The request:
Return, without pictures, the lines from the start of the data through the one that contains "plt.rcParams['font.family'] = ['Liberation".

Entries supplied:
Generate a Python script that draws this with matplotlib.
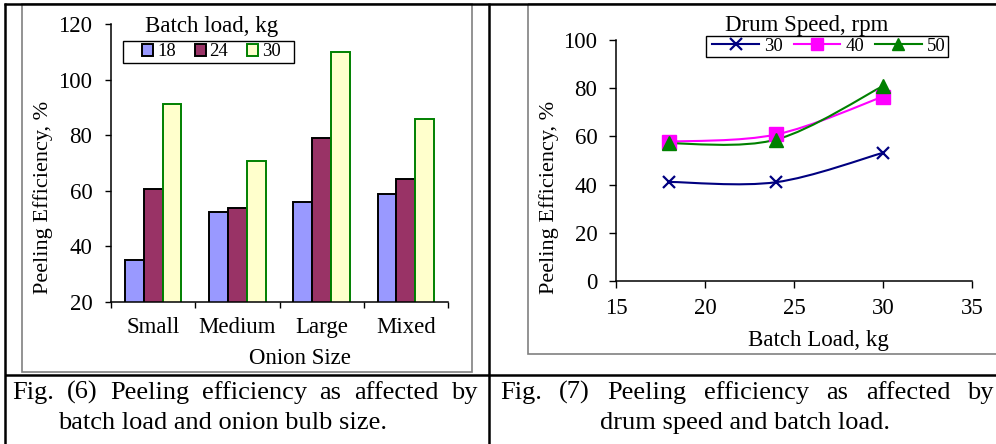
import numpy as np
import matplotlib.pyplot as plt
from matplotlib.path import Path
from matplotlib.patches import PathPatch, Rectangle
from matplotlib.lines import Line2D

plt.rcParams['font.family'] = ['Liberation Serif', 'DejaVu Serif']

# canvas size in pixels
W, H = 996, 444

# Fig. (6): peeling efficiency by onion size and batch load
sizes = ["Small", "Medium", "Large", "Mixed"]
loads = ["18", "24", "30"]
eff_18 = [35.0, 52.2, 55.8, 58.8]
eff_24 = [60.6, 53.7, 79.0, 64.1]
eff_30 = [91.3, 70.6, 110.1, 85.7]

# Fig. (7): peeling efficiency by batch load and drum speed
batch_load = [18, 24, 30]
speeds = ["30", "40", "50"]
rpm_30 = [41.1, 41.0, 53.2]
rpm_40 = [57.8, 60.8, 76.5]
rpm_50 = [57.1, 58.7, 80.9]

fig = plt.figure(figsize=(W / 100, H / 100), dpi=100)


def box(x0, y0, x1, y1):
    # pixel box (top-left origin) -> figure fraction rect
    return [x0 / W, 1 - y1 / H, (x1 - x0) / W, (y1 - y0) / H]


# overlay axes in pixel coordinates for frames, labels and captions
bg = fig.add_axes([0, 0, 1, 1])
bg.set_xlim(0, W)
bg.set_ylim(H, 0)
bg.axis('off')
bg.set_zorder(5)
bg.patch.set_visible(False)

# ---------------- left chart: grouped bars ----------------
ax1 = fig.add_axes(box(111, 24, 448, 302))
ax1.patch.set_visible(False)
x = np.arange(len(sizes))
w = 0.2235
bar_styles = [("#9999FF", "black"), ("#993366", "black"), ("#FFFFCC", "#008000")]
for i, vals in enumerate([eff_18, eff_24, eff_30]):
    fc, ec = bar_styles[i]
    ax1.bar(x + (i - 1) * w, vals, width=w, color=fc, edgecolor=ec,
            linewidth=1.4, label=loads[i])

ax1.set_xlim(-0.5, 3.5)
ax1.set_ylim(20, 120)
ax1.set_yticks(range(20, 121, 20))
ax1.set_xticks(np.arange(-0.5, 4, 1))
ax1.set_xticklabels([])
ax1.set_xticks(x, sizes, minor=True)
ax1.tick_params(axis='x', which='minor', length=0, pad=11, labelsize=16.5)
ax1.tick_params(axis='x', which='major', length=4.5, width=1)
ax1.tick_params(axis='y', length=4.5, width=1, pad=9, labelsize=16.5)
for s in ['top', 'right']:
    ax1.spines[s].set_visible(False)
for s in ['left', 'bottom']:
    ax1.spines[s].set_linewidth(1.1)

ax1.legend(ncol=3, frameon=False, loc='center', fontsize=13.5,
           bbox_to_anchor=(211.5, 52), bbox_transform=bg.transData,
           handlelength=0.6, handleheight=0.6, handletextpad=0.2,
           columnspacing=1.0, borderpad=0, borderaxespad=0)
bg.add_patch(Rectangle((123, 41), 171, 22, fill=False, ec='black', lw=1.0))
bg.text(212, 32, "Batch load, kg", fontsize=16.5, ha='center', va='baseline')
bg.text(43, 197, "Peeling Efficiency, %", fontsize=16, rotation=90,
        ha='center', va='center')
bg.text(300, 364, "Onion Size", fontsize=16.5, ha='center', va='baseline')


# ---------------- right chart: smoothed lines ----------------
def smooth_path(xs, ys):
    # Excel-style smoothed line: Bezier segments through the points
    pts = np.column_stack([xs, ys]).astype(float)
    n = len(pts)
    verts = [pts[0]]
    codes = [Path.MOVETO]
    for i in range(n - 1):
        p0 = pts[max(i - 1, 0)]
        p1 = pts[i]
        p2 = pts[i + 1]
        p3 = pts[min(i + 2, n - 1)]
        verts += [p1 + (p2 - p0) / 6, p2 - (p3 - p1) / 6, p2]
        codes += [Path.CURVE4] * 3
    return Path(verts, codes)


ax2 = fig.add_axes(box(616, 40, 972, 281))
ax2.patch.set_visible(False)
line_styles = [("#000080", "x", 9, 1.6), ("#FF00FF", "s", 9.5, 1.0), ("#008000", "^", 10, 1.0)]
handles = []
for vals, lab, (col, mk, ms, mew) in zip([rpm_30, rpm_40, rpm_50], speeds, line_styles):
    ax2.add_patch(PathPatch(smooth_path(batch_load, vals), fill=False, ec=col, lw=1.5))
    ax2.plot(batch_load, vals, ls='none', marker=mk, ms=ms, color=col, mew=mew)
    handles.append(Line2D([], [], color=col, lw=1.5, marker=mk, ms=ms - 1, mew=mew))

ax2.set_xlim(15, 35)
ax2.set_ylim(0, 100)
ax2.set_xticks(range(15, 36, 5))
ax2.set_yticks(range(0, 101, 20))
ax2.tick_params(axis='x', length=5, width=1, pad=7, labelsize=16.5)
ax2.tick_params(axis='y', length=5, width=1, pad=8.5, labelsize=16.5)
for s in ['top', 'right']:
    ax2.spines[s].set_visible(False)
for s in ['left', 'bottom']:
    ax2.spines[s].set_linewidth(1.1)

ax2.legend(handles, speeds, ncol=3, frameon=False, loc='center', fontsize=13.5,
           bbox_to_anchor=(829, 46.5), bbox_transform=bg.transData,
           handlelength=2.5, handletextpad=0.28, columnspacing=0.55,
           borderpad=0, borderaxespad=0)
bg.add_patch(Rectangle((706, 36), 242, 21, fill=False, ec='black', lw=1.0))
bg.text(807, 31, "Drum Speed, rpm", fontsize=16.5, ha='center', va='baseline')
bg.text(549, 197, "Peeling Efficiency, %", fontsize=16, rotation=90,
        ha='center', va='center')
bg.text(818, 346, "Batch Load, kg", fontsize=16.5, ha='center', va='baseline')

# ---------------- table frame ----------------
bg.add_patch(Rectangle((22, 4), 450, 368, fill=False, ec='#808080', lw=1.2))
bg.add_patch(Rectangle((528, 4), 500, 350, fill=False, ec='#808080', lw=1.2))
bg.plot([4, W], [4, 4], color='black', lw=1.8, solid_capstyle='butt')
bg.plot([5, 5], [3, H], color='black', lw=1.8, solid_capstyle='butt')
bg.plot([489, 489], [3, H], color='black', lw=1.8, solid_capstyle='butt')
bg.plot([5, W], [375, 375], color='black', lw=1.8, solid_capstyle='butt')

# ---------------- captions ----------------
cap_fs = 19
renderer = fig.canvas.get_renderer()


def justified(text, x0, x1, y):
    words = text.split()
    objs = [bg.text(0, y, wd, fontsize=cap_fs, va='baseline') for wd in words]
    widths = [o.get_window_extent(renderer).width for o in objs]
    gap = (x1 - x0 - sum(widths)) / (len(words) - 1)
    pos = x0
    for o, wd in zip(objs, widths):
        o.set_x(pos)
        pos += wd + gap


justified("Fig. (6) Peeling efficiency as affected by", 12, 478, 399)
bg.text(223, 429, "batch load and onion bulb size.", fontsize=cap_fs,
        ha='center', va='baseline')
justified("Fig. (7) Peeling efficiency as affected by", 500, 994, 399)
bg.text(745, 429, "drum speed and batch load.", fontsize=cap_fs,
        ha='center', va='baseline')

fig.savefig("out.png", dpi=100)
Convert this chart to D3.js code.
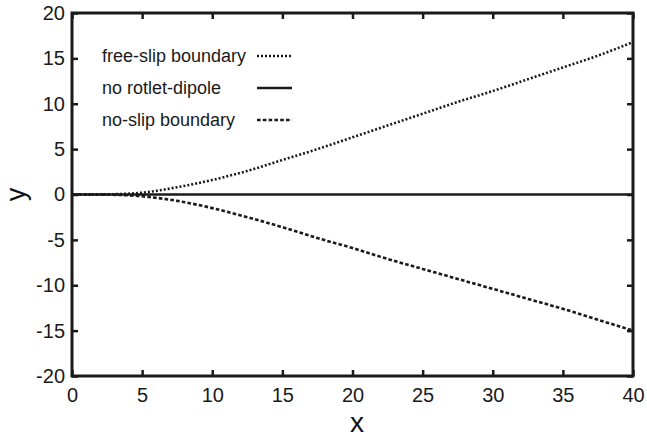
<!DOCTYPE html>
<html>
<head>
<meta charset="utf-8">
<script src="https://cdn.jsdelivr.net/npm/d3@7"></script>
<style>
  body { margin: 0; background: #fff; }
  svg { display: block; font-family: "Liberation Sans", Arial, sans-serif; }
</style>
</head>
<body>
<div id="chart"></div>
<script>
//------------------------------------------------------
// Données
//------------------------------------------------------
const xs       = [0, 2.5, 5, 7.5, 10, 12.5, 15, 17.5, 20, 22.5, 25, 27.5, 30, 32.5, 35, 37.5, 40];
const freeSlip = [0, 0.02, 0.2, 0.8, 1.6, 2.6, 3.8, 5.0, 6.3, 7.6, 8.9, 10.2, 11.4, 12.7, 14.0, 15.3, 16.8];
const noRotlet = [0, 0, 0, 0, 0, 0, 0, 0, 0, 0, 0, 0, 0, 0, 0, 0, 0];
const noSlip   = [0, -0.02, -0.2, -0.7, -1.5, -2.5, -3.6, -4.8, -5.9, -7.1, -8.2, -9.3, -10.4, -11.5, -12.6, -13.8, -15.0];

const xTicks = [0, 5, 10, 15, 20, 25, 30, 35, 40];
const yTicks = [-20, -15, -10, -5, 0, 5, 10, 15, 20];

const seriesNames = ["free-slip boundary", "no rotlet-dipole", "no-slip boundary"];
const seriesValues = [freeSlip, noRotlet, noSlip];
const seriesDash = ["2,2", null, "3.6,2.2"];

//------------------------------------------------------
// Mise en page
//------------------------------------------------------
const width = 647;
const height = 439;
const margin = { top: 13, right: 14, bottom: 63, left: 72 };
const innerW = width - margin.left - margin.right;
const innerH = height - margin.top - margin.bottom;

const x = d3.scaleLinear().domain([0, 40]).range([margin.left, margin.left + innerW]);
const y = d3.scaleLinear().domain([-20, 20]).range([margin.top + innerH, margin.top]);

// trait d'union simple, comme sur la figure
const fmt = d => String(d);

const svg = d3.select("#chart").append("svg")
  .attr("width", width)
  .attr("height", height);

// courbes
const line = d3.line()
  .x(d => x(d[0]))
  .y(d => y(d[1]))
  .curve(d3.curveMonotoneX);

seriesValues.forEach((vals, i) => {
  svg.append("path")
    .datum(xs.map((xv, k) => [xv, vals[k]]))
    .attr("fill", "none")
    .attr("stroke", "#1a1a1a")
    .attr("stroke-width", i === 1 ? 2.5 : 2.6)
    .attr("stroke-dasharray", seriesDash[i])
    .attr("d", line);
});

// axes (ticks vers l'intérieur, sur les 4 côtés)
const tickLen = 6;

svg.append("g")
  .attr("transform", `translate(0,${y(-20)})`)
  .call(d3.axisBottom(x).tickValues(xTicks).tickSize(-tickLen).tickPadding(12).tickFormat(fmt))
  .call(g => g.select(".domain").remove());

svg.append("g")
  .attr("transform", `translate(0,${y(20)})`)
  .call(d3.axisTop(x).tickValues(xTicks).tickSize(-tickLen).tickFormat(""))
  .call(g => g.select(".domain").remove());

svg.append("g")
  .attr("transform", `translate(${x(0)},0)`)
  .call(d3.axisLeft(y).tickValues(yTicks).tickSize(-tickLen).tickPadding(7).tickFormat(fmt))
  .call(g => g.select(".domain").remove());

svg.append("g")
  .attr("transform", `translate(${x(40)},0)`)
  .call(d3.axisRight(y).tickValues(yTicks).tickSize(-tickLen).tickFormat(""))
  .call(g => g.select(".domain").remove());

svg.selectAll(".tick line")
  .attr("stroke", "#1a1a1a")
  .attr("stroke-width", 2.5);

svg.selectAll(".tick text")
  .attr("fill", "#1a1a1a")
  .style("font-size", "20px")
  .style("font-family", "'Liberation Sans', Arial, sans-serif");

// cadre
svg.append("rect")
  .attr("x", x(0))
  .attr("y", y(20))
  .attr("width", x(40) - x(0))
  .attr("height", y(-20) - y(20))
  .attr("fill", "none")
  .attr("stroke", "#1a1a1a")
  .attr("stroke-width", 3);

// titres d'axes
svg.append("text")
  .attr("x", 357)
  .attr("y", 432)
  .attr("text-anchor", "middle")
  .attr("fill", "#111")
  .style("font-size", "28px")
  .text("x");

svg.append("text")
  .attr("transform", `translate(25,${y(0)}) rotate(-90)`)
  .attr("text-anchor", "middle")
  .attr("fill", "#111")
  .style("font-size", "27px")
  .text("y");

// légende
const legend = svg.append("g");
const legendY = [56, 88, 120];

seriesNames.forEach((name, i) => {
  legend.append("text")
    .attr("x", 102)
    .attr("y", legendY[i] + 6)
    .attr("fill", "#1a1a1a")
    .style("font-size", "18px")
    .text(name);

  legend.append("line")
    .attr("x1", 257)
    .attr("x2", 292)
    .attr("y1", legendY[i])
    .attr("y2", legendY[i])
    .attr("stroke", "#1a1a1a")
    .attr("stroke-width", 2.6)
    .attr("stroke-dasharray", seriesDash[i]);
});
</script>
</body>
</html>
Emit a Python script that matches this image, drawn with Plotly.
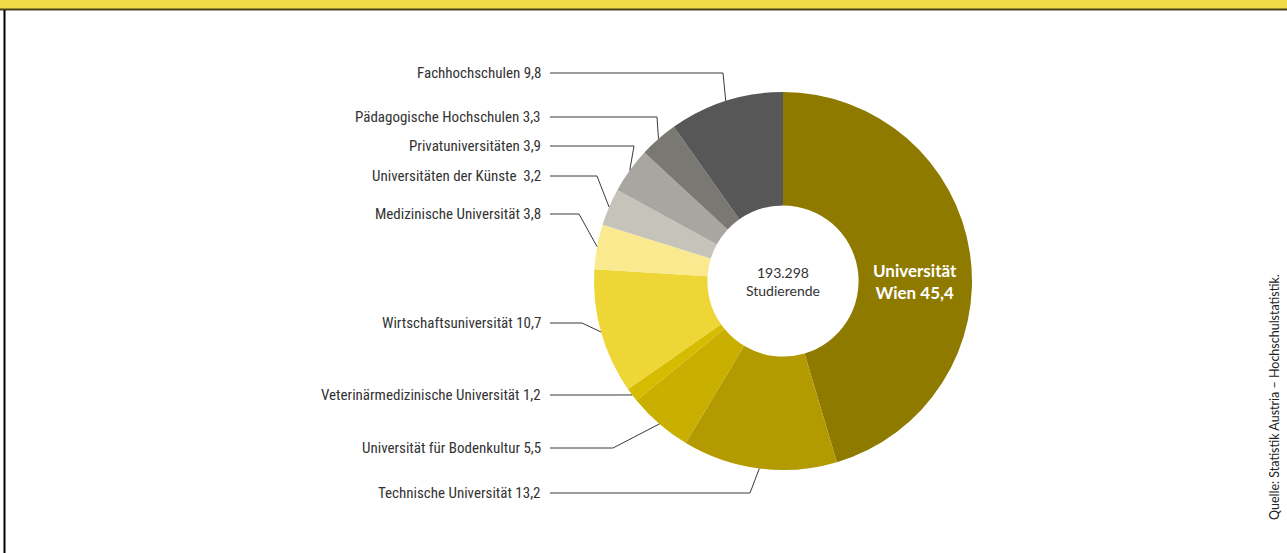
import math
import plotly.graph_objects as go

# Anteil der Studierenden in Wien nach Hochschultyp (in %)
labels = [
    "Universität Wien",
    "Technische Universität",
    "Universität für Bodenkultur",
    "Veterinärmedizinische Universität",
    "Wirtschaftsuniversität",
    "Medizinische Universität",
    "Universitäten der Künste ",
    "Privatuniversitäten",
    "Pädagogische Hochschulen",
    "Fachhochschulen",
]
values = [45.4, 13.2, 5.5, 1.2, 10.7, 3.8, 3.2, 3.9, 3.3, 9.8]
colors = ["#8f7a00", "#b39a00", "#c8af00", "#d6bc00", "#edd636",
          "#fbe98f", "#c6c3bb", "#a9a6a2", "#7a7873", "#575757"]
total_text = "193.298<br>Studierende"
source_text = "Quelle: Statistik Austria – Hochschulstatistik."

W, H = 1287, 553
CX, CY, R = 783, 281, 189
HOLE = 0.4

# label placement (pixels): label y and elbow x of leader line
label_y = [None, 493, 448, 395, 323, 214, 176, 146, 117, 73]
elbow_x = [None, 750, 613, 613, 582, 579, 597, 634, 657, 723]
LABEL_RIGHT = 543
LINE_START = 550

FONT = "Liberation Sans Narrow, Roboto Condensed, Roboto, sans-serif"
FONT2 = "Lato, Open Sans, sans-serif"


def px(x):
    return x / W


def py(y):
    return 1 - y / H


fig = go.Figure()
fig.add_trace(
    go.Pie(
        labels=labels,
        values=values,
        sort=False,
        direction="clockwise",
        rotation=0,
        hole=HOLE,
        marker=dict(colors=colors, line=dict(width=0)),
        textinfo="none",
        hoverinfo="label+value",
        domain=dict(x=[px(CX - R), px(CX + R)], y=[py(CY + R), py(CY - R)]),
        showlegend=False,
    )
)

shapes = []
annotations = []

# leader lines + labels
total = sum(values)
cum = 0
for i, v in enumerate(values):
    mid = (cum + v / 2) / total * 2 * math.pi
    cum += v
    if label_y[i] is None:
        continue
    ax = CX + R * math.sin(mid)
    ay = CY - R * math.cos(mid)
    ly = label_y[i]
    path = "M {} {} L {} {} L {} {}".format(
        px(LINE_START), py(ly), px(elbow_x[i]), py(ly), px(ax), py(ay)
    )
    shapes.append(dict(type="path", xref="paper", yref="paper", path=path,
                       line=dict(color="#3a3a3a", width=1)))
    annotations.append(dict(
        x=px(LABEL_RIGHT), y=py(ly), xref="paper", yref="paper",
        text="{} {}".format(labels[i], str(values[i]).replace(".", ",")),
        showarrow=False, xanchor="right", yanchor="middle",
        font=dict(family=FONT, size=15, color="#333333"),
    ))

# big slice label
annotations.append(dict(
    x=px(CX + R * (1 + HOLE) / 2), y=py(CY), xref="paper", yref="paper",
    text="<b>Universität<br>Wien {}</b>".format(str(values[0]).replace(".", ",")),
    showarrow=False, xanchor="center", yanchor="middle",
    font=dict(family=FONT2, size=17, color="white"),
))

# centre text
annotations.append(dict(
    x=px(CX), y=py(CY), xref="paper", yref="paper", text=total_text,
    showarrow=False, font=dict(family=FONT2, size=14, color="#333333"),
))

# source, rotated
annotations.append(dict(
    x=px(1274), y=py(397), xref="paper", yref="paper", text=source_text,
    showarrow=False, textangle=-90, xanchor="center", yanchor="middle",
    font=dict(family=FONT2, size=12.5, color="#222222"),
))

# top band and frame
shapes.append(dict(type="rect", xref="paper", yref="paper", x0=0, x1=1,
                   y0=py(9), y1=1, fillcolor="#f0dc46", line=dict(width=0)))
shapes.append(dict(type="line", xref="paper", yref="paper", x0=0, x1=1,
                   y0=py(9.5), y1=py(9.5), line=dict(color="#4a4218", width=2)))
shapes.append(dict(type="line", xref="paper", yref="paper", x0=px(4.5), x1=px(4.5),
                   y0=0, y1=py(10), line=dict(color="black", width=2)))

fig.update_layout(
    width=W,
    height=H,
    margin=dict(l=0, r=0, t=0, b=0),
    paper_bgcolor="white",
    plot_bgcolor="white",
    shapes=shapes,
    annotations=annotations,
)

fig.write_html("out.html", config={"displayModeBar": False},
               post_script="document.body.style.margin='0';")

Response:
Generate a Python script that draws this with matplotlib.
import numpy as np
import matplotlib.pyplot as plt
from matplotlib.path import Path
from matplotlib.patches import PathPatch, Rectangle
from matplotlib.lines import Line2D

plt.rcParams['font.family'] = ['Liberation Serif', 'DejaVu Serif']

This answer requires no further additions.